>> start DATASET EXCERPT

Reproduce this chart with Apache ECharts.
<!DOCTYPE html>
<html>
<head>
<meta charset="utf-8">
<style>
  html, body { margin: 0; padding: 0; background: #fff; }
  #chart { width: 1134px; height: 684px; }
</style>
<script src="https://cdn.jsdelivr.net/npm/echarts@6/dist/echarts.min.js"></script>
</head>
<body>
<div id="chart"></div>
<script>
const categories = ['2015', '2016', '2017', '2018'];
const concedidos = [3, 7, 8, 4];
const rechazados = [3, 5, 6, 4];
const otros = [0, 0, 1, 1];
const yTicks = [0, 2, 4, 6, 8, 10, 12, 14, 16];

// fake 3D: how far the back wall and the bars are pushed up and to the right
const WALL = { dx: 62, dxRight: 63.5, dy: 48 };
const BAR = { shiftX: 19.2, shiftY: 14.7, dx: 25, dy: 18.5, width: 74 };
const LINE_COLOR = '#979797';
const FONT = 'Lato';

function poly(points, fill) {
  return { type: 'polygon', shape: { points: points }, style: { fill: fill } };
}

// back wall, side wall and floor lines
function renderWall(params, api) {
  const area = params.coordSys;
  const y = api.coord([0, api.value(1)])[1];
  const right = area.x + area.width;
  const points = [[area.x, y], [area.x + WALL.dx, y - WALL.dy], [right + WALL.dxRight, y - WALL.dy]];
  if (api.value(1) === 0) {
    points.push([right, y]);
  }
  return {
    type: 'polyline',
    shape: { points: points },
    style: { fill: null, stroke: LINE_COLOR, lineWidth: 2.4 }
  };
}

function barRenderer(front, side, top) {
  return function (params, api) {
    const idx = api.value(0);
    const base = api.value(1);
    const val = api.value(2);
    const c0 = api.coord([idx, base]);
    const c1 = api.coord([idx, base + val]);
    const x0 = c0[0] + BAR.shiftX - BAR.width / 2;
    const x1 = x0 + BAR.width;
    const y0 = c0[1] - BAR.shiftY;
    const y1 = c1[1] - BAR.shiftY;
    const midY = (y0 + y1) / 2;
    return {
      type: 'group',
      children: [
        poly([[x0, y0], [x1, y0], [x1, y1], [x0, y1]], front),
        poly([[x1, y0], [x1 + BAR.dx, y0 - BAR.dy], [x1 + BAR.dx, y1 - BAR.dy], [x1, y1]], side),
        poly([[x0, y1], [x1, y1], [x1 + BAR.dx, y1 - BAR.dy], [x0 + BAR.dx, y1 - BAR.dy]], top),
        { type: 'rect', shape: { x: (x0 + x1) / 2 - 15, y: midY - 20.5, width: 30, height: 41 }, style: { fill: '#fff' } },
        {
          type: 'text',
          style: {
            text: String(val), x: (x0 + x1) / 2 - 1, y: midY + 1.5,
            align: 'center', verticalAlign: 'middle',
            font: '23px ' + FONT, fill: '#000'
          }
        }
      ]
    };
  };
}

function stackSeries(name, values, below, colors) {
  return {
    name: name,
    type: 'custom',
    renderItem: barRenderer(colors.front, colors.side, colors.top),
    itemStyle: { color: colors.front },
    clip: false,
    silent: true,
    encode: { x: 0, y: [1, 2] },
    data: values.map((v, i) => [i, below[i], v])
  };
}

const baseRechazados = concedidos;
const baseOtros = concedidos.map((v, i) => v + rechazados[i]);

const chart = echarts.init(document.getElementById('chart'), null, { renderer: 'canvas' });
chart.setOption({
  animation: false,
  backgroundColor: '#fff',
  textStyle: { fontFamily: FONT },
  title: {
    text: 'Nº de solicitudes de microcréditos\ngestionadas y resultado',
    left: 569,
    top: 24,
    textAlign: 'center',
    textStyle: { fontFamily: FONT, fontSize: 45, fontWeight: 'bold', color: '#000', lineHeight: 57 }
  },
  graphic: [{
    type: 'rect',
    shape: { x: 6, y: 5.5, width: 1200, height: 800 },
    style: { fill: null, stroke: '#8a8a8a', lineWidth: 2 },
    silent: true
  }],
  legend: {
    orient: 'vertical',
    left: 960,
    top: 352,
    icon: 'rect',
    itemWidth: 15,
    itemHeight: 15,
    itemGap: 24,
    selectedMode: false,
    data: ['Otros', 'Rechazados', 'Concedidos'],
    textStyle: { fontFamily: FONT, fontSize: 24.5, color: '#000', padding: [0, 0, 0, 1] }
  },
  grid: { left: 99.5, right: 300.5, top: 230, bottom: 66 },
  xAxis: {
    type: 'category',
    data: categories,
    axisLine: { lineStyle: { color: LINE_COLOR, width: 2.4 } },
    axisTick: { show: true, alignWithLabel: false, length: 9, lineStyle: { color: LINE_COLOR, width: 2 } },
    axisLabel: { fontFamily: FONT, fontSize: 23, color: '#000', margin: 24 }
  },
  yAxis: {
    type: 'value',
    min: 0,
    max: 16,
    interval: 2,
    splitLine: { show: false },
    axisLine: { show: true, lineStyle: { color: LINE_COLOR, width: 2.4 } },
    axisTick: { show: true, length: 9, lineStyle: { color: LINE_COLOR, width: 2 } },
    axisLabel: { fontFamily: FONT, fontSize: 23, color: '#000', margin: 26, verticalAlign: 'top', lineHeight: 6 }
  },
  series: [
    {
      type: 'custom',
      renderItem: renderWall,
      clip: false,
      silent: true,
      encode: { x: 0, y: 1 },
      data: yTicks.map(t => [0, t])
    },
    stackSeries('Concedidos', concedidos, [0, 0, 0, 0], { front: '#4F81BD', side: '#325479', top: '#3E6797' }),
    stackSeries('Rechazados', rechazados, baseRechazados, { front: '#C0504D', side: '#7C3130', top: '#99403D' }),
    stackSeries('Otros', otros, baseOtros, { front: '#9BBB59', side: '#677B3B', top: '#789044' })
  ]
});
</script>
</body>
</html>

>> end DATASET EXCERPT

Give an exact repetition of all the material.

* [COMPLETE RESPONSE]
Reproduce this chart with Apache ECharts.
<!DOCTYPE html>
<html>
<head>
<meta charset="utf-8">
<style>
  html, body { margin: 0; padding: 0; background: #fff; }
  #chart { width: 1134px; height: 684px; }
</style>
<script src="https://cdn.jsdelivr.net/npm/echarts@6/dist/echarts.min.js"></script>
</head>
<body>
<div id="chart"></div>
<script>
const categories = ['2015', '2016', '2017', '2018'];
const concedidos = [3, 7, 8, 4];
const rechazados = [3, 5, 6, 4];
const otros = [0, 0, 1, 1];
const yTicks = [0, 2, 4, 6, 8, 10, 12, 14, 16];

// fake 3D: how far the back wall and the bars are pushed up and to the right
const WALL = { dx: 62, dxRight: 63.5, dy: 48 };
const BAR = { shiftX: 19.2, shiftY: 14.7, dx: 25, dy: 18.5, width: 74 };
const LINE_COLOR = '#979797';
const FONT = 'Lato';

function poly(points, fill) {
  return { type: 'polygon', shape: { points: points }, style: { fill: fill } };
}

// back wall, side wall and floor lines
function renderWall(params, api) {
  const area = params.coordSys;
  const y = api.coord([0, api.value(1)])[1];
  const right = area.x + area.width;
  const points = [[area.x, y], [area.x + WALL.dx, y - WALL.dy], [right + WALL.dxRight, y - WALL.dy]];
  if (api.value(1) === 0) {
    points.push([right, y]);
  }
  return {
    type: 'polyline',
    shape: { points: points },
    style: { fill: null, stroke: LINE_COLOR, lineWidth: 2.4 }
  };
}

function barRenderer(front, side, top) {
  return function (params, api) {
    const idx = api.value(0);
    const base = api.value(1);
    const val = api.value(2);
    const c0 = api.coord([idx, base]);
    const c1 = api.coord([idx, base + val]);
    const x0 = c0[0] + BAR.shiftX - BAR.width / 2;
    const x1 = x0 + BAR.width;
    const y0 = c0[1] - BAR.shiftY;
    const y1 = c1[1] - BAR.shiftY;
    const midY = (y0 + y1) / 2;
    return {
      type: 'group',
      children: [
        poly([[x0, y0], [x1, y0], [x1, y1], [x0, y1]], front),
        poly([[x1, y0], [x1 + BAR.dx, y0 - BAR.dy], [x1 + BAR.dx, y1 - BAR.dy], [x1, y1]], side),
        poly([[x0, y1], [x1, y1], [x1 + BAR.dx, y1 - BAR.dy], [x0 + BAR.dx, y1 - BAR.dy]], top),
        { type: 'rect', shape: { x: (x0 + x1) / 2 - 15, y: midY - 20.5, width: 30, height: 41 }, style: { fill: '#fff' } },
        {
          type: 'text',
          style: {
            text: String(val), x: (x0 + x1) / 2 - 1, y: midY + 1.5,
            align: 'center', verticalAlign: 'middle',
            font: '23px ' + FONT, fill: '#000'
          }
        }
      ]
    };
  };
}

function stackSeries(name, values, below, colors) {
  return {
    name: name,
    type: 'custom',
    renderItem: barRenderer(colors.front, colors.side, colors.top),
    itemStyle: { color: colors.front },
    clip: false,
    silent: true,
    encode: { x: 0, y: [1, 2] },
    data: values.map((v, i) => [i, below[i], v])
  };
}

const baseRechazados = concedidos;
const baseOtros = concedidos.map((v, i) => v + rechazados[i]);

const chart = echarts.init(document.getElementById('chart'), null, { renderer: 'canvas' });
chart.setOption({
  animation: false,
  backgroundColor: '#fff',
  textStyle: { fontFamily: FONT },
  title: {
    text: 'Nº de solicitudes de microcréditos\ngestionadas y resultado',
    left: 569,
    top: 24,
    textAlign: 'center',
    textStyle: { fontFamily: FONT, fontSize: 45, fontWeight: 'bold', color: '#000', lineHeight: 57 }
  },
  graphic: [{
    type: 'rect',
    shape: { x: 6, y: 5.5, width: 1200, height: 800 },
    style: { fill: null, stroke: '#8a8a8a', lineWidth: 2 },
    silent: true
  }],
  legend: {
    orient: 'vertical',
    left: 960,
    top: 352,
    icon: 'rect',
    itemWidth: 15,
    itemHeight: 15,
    itemGap: 24,
    selectedMode: false,
    data: ['Otros', 'Rechazados', 'Concedidos'],
    textStyle: { fontFamily: FONT, fontSize: 24.5, color: '#000', padding: [0, 0, 0, 1] }
  },
  grid: { left: 99.5, right: 300.5, top: 230, bottom: 66 },
  xAxis: {
    type: 'category',
    data: categories,
    axisLine: { lineStyle: { color: LINE_COLOR, width: 2.4 } },
    axisTick: { show: true, alignWithLabel: false, length: 9, lineStyle: { color: LINE_COLOR, width: 2 } },
    axisLabel: { fontFamily: FONT, fontSize: 23, color: '#000', margin: 24 }
  },
  yAxis: {
    type: 'value',
    min: 0,
    max: 16,
    interval: 2,
    splitLine: { show: false },
    axisLine: { show: true, lineStyle: { color: LINE_COLOR, width: 2.4 } },
    axisTick: { show: true, length: 9, lineStyle: { color: LINE_COLOR, width: 2 } },
    axisLabel: { fontFamily: FONT, fontSize: 23, color: '#000', margin: 26, verticalAlign: 'top', lineHeight: 6 }
  },
  series: [
    {
      type: 'custom',
      renderItem: renderWall,
      clip: false,
      silent: true,
      encode: { x: 0, y: 1 },
      data: yTicks.map(t => [0, t])
    },
    stackSeries('Concedidos', concedidos, [0, 0, 0, 0], { front: '#4F81BD', side: '#325479', top: '#3E6797' }),
    stackSeries('Rechazados', rechazados, baseRechazados, { front: '#C0504D', side: '#7C3130', top: '#99403D' }),
    stackSeries('Otros', otros, baseOtros, { front: '#9BBB59', side: '#677B3B', top: '#789044' })
  ]
});
</script>
</body>
</html>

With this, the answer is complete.